Every line below should be copied exactly; drop the pictures.
>>>
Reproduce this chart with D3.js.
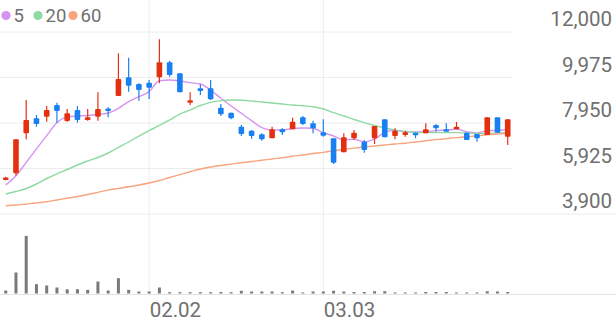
<!DOCTYPE html>
<html>
<head>
<meta charset="utf-8">
<script src="https://cdn.jsdelivr.net/npm/d3@7"></script>
<style>
  body { margin: 0; background: #fff; }
  text { font-family: Roboto, "Noto Sans", sans-serif; }
</style>
</head>
<body>
<div id="chart"></div>
<script>
// trading days shown (MM.DD)
const dates = [
  "01.13","01.14","01.15","01.16","01.19","01.20","01.21","01.22","01.23","01.26","01.27","01.28","01.29","01.30",
  "02.02","02.03","02.04","02.05","02.06","02.09","02.10","02.11","02.12","02.13","02.19","02.20","02.23","02.24","02.25","02.26","02.27",
  "03.03","03.04","03.05","03.06","03.09","03.10","03.11","03.12","03.13","03.16","03.17","03.18","03.19","03.20","03.23","03.24","03.25","03.26","03.27"
];
const open  = [5420,5712,7490,8160,8230,8750,8040,8530,8085,8230,8590,9150,9985,9685,9745,9985,10650,10160,8885,9495,9495,8630,8410,7785,7610,7445,7270,7670,7670,8205,7935,7535,7270,6645,7270,7120,7270,8115,7370,7415,7520,7490,7860,7670,7670,7520,7460,7415,8205,7340];
const high  = [5560,7225,8970,8305,8705,8855,8575,8705,8575,9315,8650,11050,10855,9715,9865,11675,10725,10160,9315,9670,9865,8795,8410,7860,7640,7490,7785,7715,8185,8260,8055,8115,7270,7490,7640,7195,7815,8115,7715,7610,7520,7935,7890,7935,7995,7520,7460,8205,8205,8115];
const low   = [5400,5610,7225,7785,8010,7965,8010,7965,8050,8050,8205,9150,9345,8945,9020,9715,10010,9315,8750,9195,8975,8260,8115,7370,7250,7160,7270,7415,7670,7860,7490,7340,6125,6645,7195,6630,7015,7315,7225,7340,7270,7490,7565,7580,7670,7195,7120,7415,7520,6970];
const close = [5520,7225,8085,7905,8530,8485,8380,8085,8205,8575,8485,9910,9610,9420,9520,10650,10085,9315,8960,9375,9005,8335,8160,7460,7370,7225,7670,7535,8010,7905,7715,7385,6185,7315,7520,6750,7815,7315,7610,7535,7415,7670,7715,7580,7785,7195,7270,8205,7520,8115];
const volume = [300000,2100000,5760000,930000,800000,600000,420000,430000,360000,1200000,300000,1530000,360000,200000,200000,600000,130000,130000,130000,130000,130000,150000,130000,270000,200000,200000,200000,130000,300000,100000,200000,200000,270000,200000,150000,150000,230000,230000,100000,100000,100000,150000,150000,150000,100000,100000,100000,230000,200000,150000];
const ma5  = [5190,5600,6200,6800,7390,7960,8220,8260,8285,8330,8395,8605,8900,9120,9345,9833,9864,9820,9745,9686,9419,9050,8707,8382,8053,7741,7640,7640,7705,7730,7715,7520,7372,7194,7230,7105,7240,7530,7620,7565,7550,7565,7610,7640,7670,7565,7505,7610,7620,7670];
const ma20 = [4790,4900,5035,5235,5480,5690,5880,6080,6260,6415,6615,6860,7105,7370,7615,7840,8085,8350,8530,8730,8865,8945,8975,8965,8930,8885,8840,8795,8750,8720,8675,8575,8410,8260,8105,7970,7840,7725,7640,7565,7535,7520,7520,7520,7520,7505,7490,7490,7505,7520];
const ma60 = [4270,4300,4345,4390,4445,4525,4600,4680,4770,4865,4965,5040,5110,5190,5280,5390,5525,5650,5780,5905,5990,6060,6120,6180,6235,6290,6350,6405,6470,6525,6590,6645,6715,6770,6830,6880,6925,6970,7015,7050,7105,7160,7210,7255,7300,7335,7380,7425,7460,7490];
const priceTicks = [3900, 5925, 7950, 9975, 12000];
const dateTicks = ["02.02", "03.03"];
const maNames = ["5", "20", "60"];

const W = 616, H = 321;
const UP = "#e5300f", DOWN = "#1a80f2";
const maColors = ["#d693f0", "#8fdaa4", "#f8a47e"];

const svg = d3.select("#chart").append("svg").attr("width", W).attr("height", H);

const x = d3.scaleBand().domain(dates).range([0.6, 512.85]);
const y = d3.scaleLinear().domain([3900, 12000]).range([214, 32]);
const yv = d3.scaleLinear().domain([0, 6400000]).range([293.5, 229.5]);
const cx = d => x(d) + x.bandwidth() / 2;

// grid
svg.selectAll(".hgrid").data(priceTicks).enter().append("line")
  .attr("x1", 0).attr("x2", d => d === 3900 ? W : 512)
  .attr("y1", d => y(d)).attr("y2", d => y(d))
  .attr("stroke", "#ececec").attr("stroke-width", 1);
svg.selectAll(".vgrid").data(dateTicks).enter().append("line")
  .attr("x1", d => cx(d)).attr("x2", d => cx(d))
  .attr("y1", 0).attr("y2", 294)
  .attr("stroke", "#ececec").attr("stroke-width", 1);
svg.append("line").attr("x1", 0).attr("x2", W).attr("y1", 294.5).attr("y2", 294.5)
  .attr("stroke", "#e4e4e4").attr("stroke-width", 1);

// price labels
svg.selectAll(".plab").data(priceTicks).enter().append("text")
  .attr("x", 612).attr("y", d => y(d) - 6)
  .attr("text-anchor", "end").attr("font-size", 20.5).attr("fill", "#6f6f6f")
  .text(d => d3.format(",")(d));

// date labels
svg.selectAll(".dlab").data(dateTicks).enter().append("text")
  .attr("x", d => cx(d) + 0.5).attr("y", 316.5)
  .attr("font-size", 20.5).attr("fill", "#6f6f6f")
  .text(d => d);

// moving averages
[ma5, ma20, ma60].forEach((s, k) => {
  const line = d3.line().x((v, i) => cx(dates[i])).y(v => y(v)).curve(d3.curveMonotoneX);
  svg.append("path").attr("d", line(s)).attr("fill", "none")
    .attr("stroke", maColors[k]).attr("stroke-width", 1.4);
});

// volume
svg.selectAll(".vol").data(volume).enter().append("rect")
  .attr("x", (v, i) => cx(dates[i]) - 1.5).attr("width", 3)
  .attr("y", v => yv(v)).attr("height", v => Math.max(1, yv(0) - yv(v)))
  .attr("fill", "#7a7a7a");

// candles
const idx = d3.range(dates.length);
const col = i => close[i] >= open[i] ? UP : DOWN;
svg.selectAll(".wick").data(idx).enter().append("line")
  .attr("x1", i => cx(dates[i])).attr("x2", i => cx(dates[i]))
  .attr("y1", i => y(high[i])).attr("y2", i => y(low[i]))
  .attr("stroke", col).attr("stroke-width", 1.2);
svg.selectAll(".body").data(idx).enter().append("rect")
  .attr("x", i => cx(dates[i]) - 2.8).attr("width", 5.6)
  .attr("y", i => y(Math.max(open[i], close[i])))
  .attr("height", i => Math.max(2.5, Math.abs(y(open[i]) - y(close[i]))))
  .attr("rx", 1)
  .attr("fill", col);

// legend
const lg = svg.append("g");
const lx = [6, 38, 73];
maNames.forEach((n, k) => {
  lg.append("circle").attr("cx", lx[k]).attr("cy", 15.5).attr("r", 4.6).attr("fill", maColors[k]);
  lg.append("text").attr("x", lx[k] + 7.5).attr("y", 22)
    .attr("font-size", 18.5).attr("fill", "#6f6f6f").text(n);
});
</script>
</body>
</html>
<<<
## THE COMPLETED TASK
Reproduce this chart with D3.js.
<!DOCTYPE html>
<html>
<head>
<meta charset="utf-8">
<script src="https://cdn.jsdelivr.net/npm/d3@7"></script>
<style>
  body { margin: 0; background: #fff; }
  text { font-family: Roboto, "Noto Sans", sans-serif; }
</style>
</head>
<body>
<div id="chart"></div>
<script>
// trading days shown (MM.DD)
const dates = [
  "01.13","01.14","01.15","01.16","01.19","01.20","01.21","01.22","01.23","01.26","01.27","01.28","01.29","01.30",
  "02.02","02.03","02.04","02.05","02.06","02.09","02.10","02.11","02.12","02.13","02.19","02.20","02.23","02.24","02.25","02.26","02.27",
  "03.03","03.04","03.05","03.06","03.09","03.10","03.11","03.12","03.13","03.16","03.17","03.18","03.19","03.20","03.23","03.24","03.25","03.26","03.27"
];
const open  = [5420,5712,7490,8160,8230,8750,8040,8530,8085,8230,8590,9150,9985,9685,9745,9985,10650,10160,8885,9495,9495,8630,8410,7785,7610,7445,7270,7670,7670,8205,7935,7535,7270,6645,7270,7120,7270,8115,7370,7415,7520,7490,7860,7670,7670,7520,7460,7415,8205,7340];
const high  = [5560,7225,8970,8305,8705,8855,8575,8705,8575,9315,8650,11050,10855,9715,9865,11675,10725,10160,9315,9670,9865,8795,8410,7860,7640,7490,7785,7715,8185,8260,8055,8115,7270,7490,7640,7195,7815,8115,7715,7610,7520,7935,7890,7935,7995,7520,7460,8205,8205,8115];
const low   = [5400,5610,7225,7785,8010,7965,8010,7965,8050,8050,8205,9150,9345,8945,9020,9715,10010,9315,8750,9195,8975,8260,8115,7370,7250,7160,7270,7415,7670,7860,7490,7340,6125,6645,7195,6630,7015,7315,7225,7340,7270,7490,7565,7580,7670,7195,7120,7415,7520,6970];
const close = [5520,7225,8085,7905,8530,8485,8380,8085,8205,8575,8485,9910,9610,9420,9520,10650,10085,9315,8960,9375,9005,8335,8160,7460,7370,7225,7670,7535,8010,7905,7715,7385,6185,7315,7520,6750,7815,7315,7610,7535,7415,7670,7715,7580,7785,7195,7270,8205,7520,8115];
const volume = [300000,2100000,5760000,930000,800000,600000,420000,430000,360000,1200000,300000,1530000,360000,200000,200000,600000,130000,130000,130000,130000,130000,150000,130000,270000,200000,200000,200000,130000,300000,100000,200000,200000,270000,200000,150000,150000,230000,230000,100000,100000,100000,150000,150000,150000,100000,100000,100000,230000,200000,150000];
const ma5  = [5190,5600,6200,6800,7390,7960,8220,8260,8285,8330,8395,8605,8900,9120,9345,9833,9864,9820,9745,9686,9419,9050,8707,8382,8053,7741,7640,7640,7705,7730,7715,7520,7372,7194,7230,7105,7240,7530,7620,7565,7550,7565,7610,7640,7670,7565,7505,7610,7620,7670];
const ma20 = [4790,4900,5035,5235,5480,5690,5880,6080,6260,6415,6615,6860,7105,7370,7615,7840,8085,8350,8530,8730,8865,8945,8975,8965,8930,8885,8840,8795,8750,8720,8675,8575,8410,8260,8105,7970,7840,7725,7640,7565,7535,7520,7520,7520,7520,7505,7490,7490,7505,7520];
const ma60 = [4270,4300,4345,4390,4445,4525,4600,4680,4770,4865,4965,5040,5110,5190,5280,5390,5525,5650,5780,5905,5990,6060,6120,6180,6235,6290,6350,6405,6470,6525,6590,6645,6715,6770,6830,6880,6925,6970,7015,7050,7105,7160,7210,7255,7300,7335,7380,7425,7460,7490];
const priceTicks = [3900, 5925, 7950, 9975, 12000];
const dateTicks = ["02.02", "03.03"];
const maNames = ["5", "20", "60"];

const W = 616, H = 321;
const UP = "#e5300f", DOWN = "#1a80f2";
const maColors = ["#d693f0", "#8fdaa4", "#f8a47e"];

const svg = d3.select("#chart").append("svg").attr("width", W).attr("height", H);

const x = d3.scaleBand().domain(dates).range([0.6, 512.85]);
const y = d3.scaleLinear().domain([3900, 12000]).range([214, 32]);
const yv = d3.scaleLinear().domain([0, 6400000]).range([293.5, 229.5]);
const cx = d => x(d) + x.bandwidth() / 2;

// grid
svg.selectAll(".hgrid").data(priceTicks).enter().append("line")
  .attr("x1", 0).attr("x2", d => d === 3900 ? W : 512)
  .attr("y1", d => y(d)).attr("y2", d => y(d))
  .attr("stroke", "#ececec").attr("stroke-width", 1);
svg.selectAll(".vgrid").data(dateTicks).enter().append("line")
  .attr("x1", d => cx(d)).attr("x2", d => cx(d))
  .attr("y1", 0).attr("y2", 294)
  .attr("stroke", "#ececec").attr("stroke-width", 1);
svg.append("line").attr("x1", 0).attr("x2", W).attr("y1", 294.5).attr("y2", 294.5)
  .attr("stroke", "#e4e4e4").attr("stroke-width", 1);

// price labels
svg.selectAll(".plab").data(priceTicks).enter().append("text")
  .attr("x", 612).attr("y", d => y(d) - 6)
  .attr("text-anchor", "end").attr("font-size", 20.5).attr("fill", "#6f6f6f")
  .text(d => d3.format(",")(d));

// date labels
svg.selectAll(".dlab").data(dateTicks).enter().append("text")
  .attr("x", d => cx(d) + 0.5).attr("y", 316.5)
  .attr("font-size", 20.5).attr("fill", "#6f6f6f")
  .text(d => d);

// moving averages
[ma5, ma20, ma60].forEach((s, k) => {
  const line = d3.line().x((v, i) => cx(dates[i])).y(v => y(v)).curve(d3.curveMonotoneX);
  svg.append("path").attr("d", line(s)).attr("fill", "none")
    .attr("stroke", maColors[k]).attr("stroke-width", 1.4);
});

// volume
svg.selectAll(".vol").data(volume).enter().append("rect")
  .attr("x", (v, i) => cx(dates[i]) - 1.5).attr("width", 3)
  .attr("y", v => yv(v)).attr("height", v => Math.max(1, yv(0) - yv(v)))
  .attr("fill", "#7a7a7a");

// candles
const idx = d3.range(dates.length);
const col = i => close[i] >= open[i] ? UP : DOWN;
svg.selectAll(".wick").data(idx).enter().append("line")
  .attr("x1", i => cx(dates[i])).attr("x2", i => cx(dates[i]))
  .attr("y1", i => y(high[i])).attr("y2", i => y(low[i]))
  .attr("stroke", col).attr("stroke-width", 1.2);
svg.selectAll(".body").data(idx).enter().append("rect")
  .attr("x", i => cx(dates[i]) - 2.8).attr("width", 5.6)
  .attr("y", i => y(Math.max(open[i], close[i])))
  .attr("height", i => Math.max(2.5, Math.abs(y(open[i]) - y(close[i]))))
  .attr("rx", 1)
  .attr("fill", col);

// legend
const lg = svg.append("g");
const lx = [6, 38, 73];
maNames.forEach((n, k) => {
  lg.append("circle").attr("cx", lx[k]).attr("cy", 15.5).attr("r", 4.6).attr("fill", maColors[k]);
  lg.append("text").attr("x", lx[k] + 7.5).attr("y", 22)
    .attr("font-size", 18.5).attr("fill", "#6f6f6f").text(n);
});
</script>
</body>
</html>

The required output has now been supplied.